EXHIBIT 5.1
[Hunton & Williams LLP Letterhead]
May 20, 2004
Massey Energy Company
4 North 4th Street
Richmond, Virginia 23219
Registration Statement on Form S-3 Relating to
Secondary Offering of 2.25% Convertible Senior Notes Due 2024
Ladies and Gentlemen:
We have acted as counsel to Massey Energy Company, a Delaware corporation (the “Company”), and the guarantors listed in the Registration Statement (as defined below) (the “Guarantors”), in connection with the filing by the Company and the Guarantors of a Registration Statement on Form S-3 (the “Registration Statement”) on the date hereof with the Securities and Exchange Commission (the “Commission”) pursuant to the Securities Act of 1933, as amended, to register (i) $175,000,000 aggregate principal amount of 2.25% Convertible Senior Notes due 2024 (collectively, the “Notes”) issued by the Company on April 7, 2004, pursuant to an Indenture, dated as of April 7, 2004, as supplemented by the Second Supplemental Indenture, dated as of April 7, 2004, by and among the Company, A.T. Massey Coal Company, Inc. and the Wilmington Trust Company, as trustee (the “Trustee”), by and among the Company, the Guarantors and the Trustee, (ii) the Company’s common stock, $0.625 par value per share (the “Common Stock”), issuable upon conversion of the Notes, and (iii) the guarantees of the Company’s obligations under the Notes by the Guarantors (the “Guarantees”). The Company issued the Notes pursuant to a Purchase Agreement, dated as of April 2, 2004, by and among the Company, the Guarantors, UBS Securities LLC and Bear, Stearns & Co., Inc. The Notes are to be offered and sold by certain securityholders of the Company from time to time as set forth in the Registration Statement, the Prospectus contained therein (the “Prospectus”), and any amendments or supplements thereto.
In rendering this opinion, we have relied upon, among other things, our examination of such records of the Company and the Guarantors and certificates of their officers and of public officials as we have deemed necessary.
For purposes of the opinions expressed below, we have assumed (i) the authenticity of all documents submitted to us as originals, (ii) the conformity to the originals of all documents submitted to us as certified or photostatic copies and the authenticity of the originals and (iii) the due authorization, execution and delivery of all documents by all parties, the validity and binding effect thereof and the enforceability of the parties’ obligations thereunder.
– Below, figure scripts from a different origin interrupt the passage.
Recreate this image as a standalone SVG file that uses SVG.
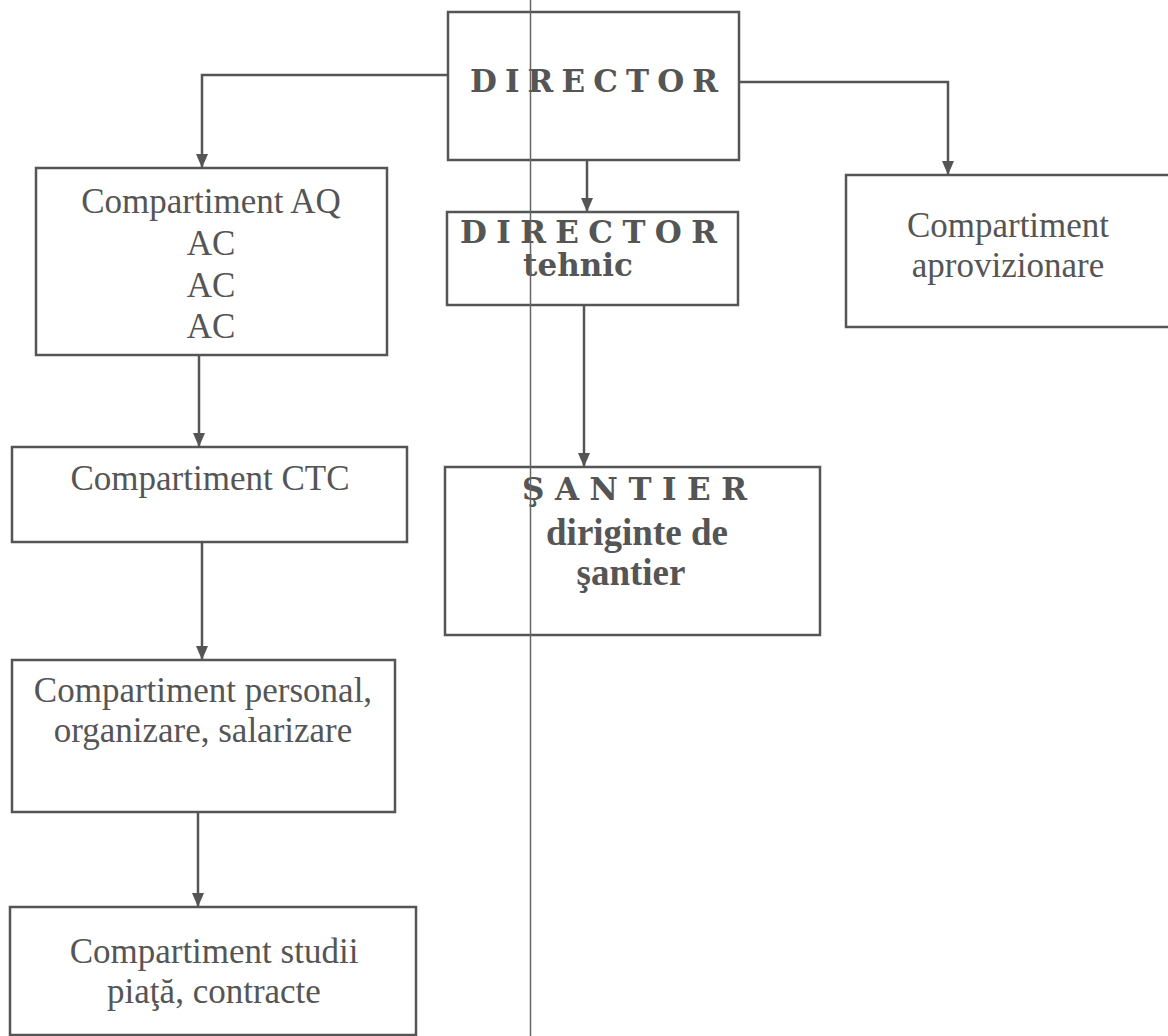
<svg xmlns="http://www.w3.org/2000/svg" width="1168" height="1036" viewBox="0 0 1168 1036">
<style>
.box{fill:#fff;stroke:#555;stroke-width:2.5}
.con{fill:none;stroke:#555;stroke-width:2.5;marker-end:url(#arr)}
.t{font-family:"Liberation Serif","Times New Roman",serif;font-size:35px;fill:#555;text-anchor:middle}
.tb{font-family:"Liberation Serif","Times New Roman",serif;font-size:37px;font-weight:bold;fill:#555;text-anchor:middle}
.slab{font-family:"DejaVu Serif",serif;font-weight:bold;font-size:31px;fill:#555}
</style>
<defs>
<marker id="arr" markerUnits="userSpaceOnUse" markerWidth="14" markerHeight="12" refX="14" refY="6" orient="auto">
<path d="M0,0 L14,6 L0,12 z" fill="#555"/>
</marker>
</defs>
<rect width="1168" height="1036" fill="#fff"/>
<g id="nodes">
<g id="director">
<rect class="box" x="448" y="12" width="291" height="148"/>
<text class="slab" x="470" y="92" textLength="248" lengthAdjust="spacing">DIRECTOR</text>
</g>
<g id="compartiment-aq">
<rect class="box" x="36" y="168" width="351" height="187"/>
<text class="t" x="211" y="213">Compartiment AQ</text>
<text class="t" x="211" y="255">AC</text>
<text class="t" x="211" y="297">AC</text>
<text class="t" x="211" y="338">AC</text>
</g>
<g id="director-tehnic">
<rect class="box" x="447" y="212" width="291" height="93"/>
<text class="slab" x="460" y="243" textLength="257" lengthAdjust="spacing">DIRECTOR</text>
<text class="slab" x="578" y="276" text-anchor="middle" font-size="28">tehnic</text>
</g>
<g id="compartiment-aprovizionare">
<rect class="box" x="846" y="175" width="324" height="152"/>
<text class="t" x="1008" y="237">Compartiment</text>
<text class="t" x="1008" y="277">aprovizionare</text>
</g>
<g id="santier">
<rect class="box" x="445" y="467" width="375" height="168"/>
<text class="slab" x="522" y="500" textLength="225" lengthAdjust="spacing">ŞANTIER</text>
<text class="tb" x="637" y="545">diriginte de</text>
<text class="tb" x="631" y="585">şantier</text>
</g>
<g id="compartiment-ctc">
<rect class="box" x="12" y="447" width="395" height="95"/>
<text class="t" x="210" y="490">Compartiment CTC</text>
</g>
<g id="compartiment-personal">
<rect class="box" x="12" y="660" width="383" height="152"/>
<text class="t" x="203" y="702">Compartiment personal,</text>
<text class="t" x="203" y="742">organizare, salarizare</text>
</g>
<g id="compartiment-studii">
<rect class="box" x="10" y="907" width="406" height="128"/>
<text class="t" x="214" y="963">Compartiment studii</text>
<text class="t" x="214" y="1003">piaţă, contracte</text>
</g>
</g>
<g id="connectors">
<path class="con" d="M448,75 H202 V168"/>
<path class="con" d="M739,82 H948 V175"/>
<path class="con" d="M587,160 V212"/>
<path class="con" d="M584,305 V467"/>
<path class="con" d="M199,355 V447"/>
<path class="con" d="M202,542 V660"/>
<path class="con" d="M198,812 V907"/>
</g>
<line x1="530.5" y1="0" x2="530.5" y2="1036" stroke="#666" stroke-width="1.5"/>
</svg>
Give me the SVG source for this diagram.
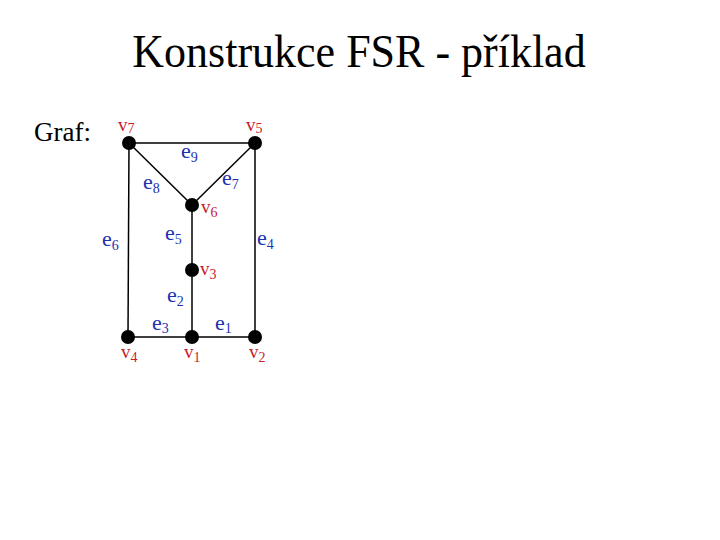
<svg xmlns="http://www.w3.org/2000/svg" width="720" height="540" viewBox="0 0 720 540">
<style>
.t{font-family:"Liberation Serif","Times New Roman",serif;fill:#000}
.v{font-family:"Liberation Serif","Times New Roman",serif;font-size:19px;fill:#c8202a}
.e{font-family:"Liberation Serif","Times New Roman",serif;font-size:22px;fill:#2030b0}
.se{font-size:14px}
.sv{font-size:14px}
.edge{stroke:#000;stroke-width:1.5;fill:none}
.node{fill:#000}
</style>
<rect width="720" height="540" fill="#fff"/>
<text class="t" x="359" y="67" font-size="44" text-anchor="middle" transform="translate(0,67) scale(1,1.06) translate(0,-67)">Konstrukce FSR - příklad</text>
<text class="t" x="34" y="141" font-size="27">Graf:</text>
<g id="connectors">
<line class="edge" x1="129" y1="143" x2="255" y2="143"/>
<line class="edge" x1="129" y1="143" x2="192" y2="205"/>
<line class="edge" x1="255" y1="143" x2="192" y2="205"/>
<line class="edge" x1="129" y1="143" x2="128" y2="337"/>
<line class="edge" x1="255" y1="143" x2="255" y2="337"/>
<line class="edge" x1="192" y1="205" x2="192" y2="337"/>
<line class="edge" x1="128" y1="337" x2="255" y2="337"/>
</g>
<g id="edge-labels">
<text class="e" x="181" y="158">e<tspan class="se" dy="4">9</tspan></text>
<text class="e" x="143" y="189">e<tspan class="se" dy="4">8</tspan></text>
<text class="e" x="222" y="185">e<tspan class="se" dy="4">7</tspan></text>
<text class="e" x="165" y="240">e<tspan class="se" dy="4">5</tspan></text>
<text class="e" x="102" y="246">e<tspan class="se" dy="4">6</tspan></text>
<text class="e" x="257" y="245">e<tspan class="se" dy="4">4</tspan></text>
<text class="e" x="167" y="302">e<tspan class="se" dy="4">2</tspan></text>
<text class="e" x="152" y="330">e<tspan class="se" dy="3">3</tspan></text>
<text class="e" x="215" y="330">e<tspan class="se" dy="3">1</tspan></text>
</g>
<g id="v7"><circle class="node" cx="129" cy="143" r="7"/><text class="v" x="118" y="131">v<tspan class="sv" dy="2">7</tspan></text></g>
<g id="v5"><circle class="node" cx="255" cy="143" r="7"/><text class="v" x="246" y="131">v<tspan class="sv" dy="2">5</tspan></text></g>
<g id="v6"><circle class="node" cx="192" cy="205" r="7"/><text class="v" x="201" y="213">v<tspan class="sv" dy="4">6</tspan></text></g>
<g id="v3"><circle class="node" cx="192" cy="270" r="7"/><text class="v" x="200" y="275">v<tspan class="sv" dy="4">3</tspan></text></g>
<g id="v4"><circle class="node" cx="128" cy="337" r="7"/><text class="v" x="121" y="358">v<tspan class="sv" dy="4">4</tspan></text></g>
<g id="v1"><circle class="node" cx="192" cy="337" r="7"/><text class="v" x="184" y="358">v<tspan class="sv" dy="4">1</tspan></text></g>
<g id="v2"><circle class="node" cx="255" cy="337" r="7"/><text class="v" x="249" y="358">v<tspan class="sv" dy="4">2</tspan></text></g>
</svg>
Based upon the foregoing, we are of the opinion that:
1. The Notes have been duly authorized and are valid and binding obligations of the Company, enforceable against the Company in accordance with their terms, except to the extent enforcement thereof might be limited by (i) bankruptcy, insolvency, reorganization, moratorium, fraudulent conveyance or other similar laws affecting creditors’ rights generally, and (ii) general principles of equity, regardless of whether enforceability is considered in a proceeding at law or equity.
2. The Common Stock issuable upon conversion of the Notes has been duly authorized and, when delivered upon such conversion in accordance with the terms of the Notes and the Indenture, will be validly issued, fully paid and non-assessable.
3. The Guarantees have been duly authorized and are valid and binding obligations of the Guarantors, enforceable against the Guarantors in accordance with their terms, except to the extent enforcement thereof might be limited by (i) bankruptcy, insolvency, reorganization, moratorium, fraudulent conveyance or other similar laws affecting creditors’ rights generally, and (ii) general principles of equity, regardless of whether enforceability is considered in a proceeding at law or equity.
We consent to the filing of this opinion with the Commission as an exhibit to the Registration Statement and to the statement made in reference to this firm under the caption “Legal Matters” in the Registration Statement. In giving this consent, we do not admit that we are within the category of persons whose consent is required by Section 7 of the Securities Act or the rules and regulations promulgated thereunder by the Commission.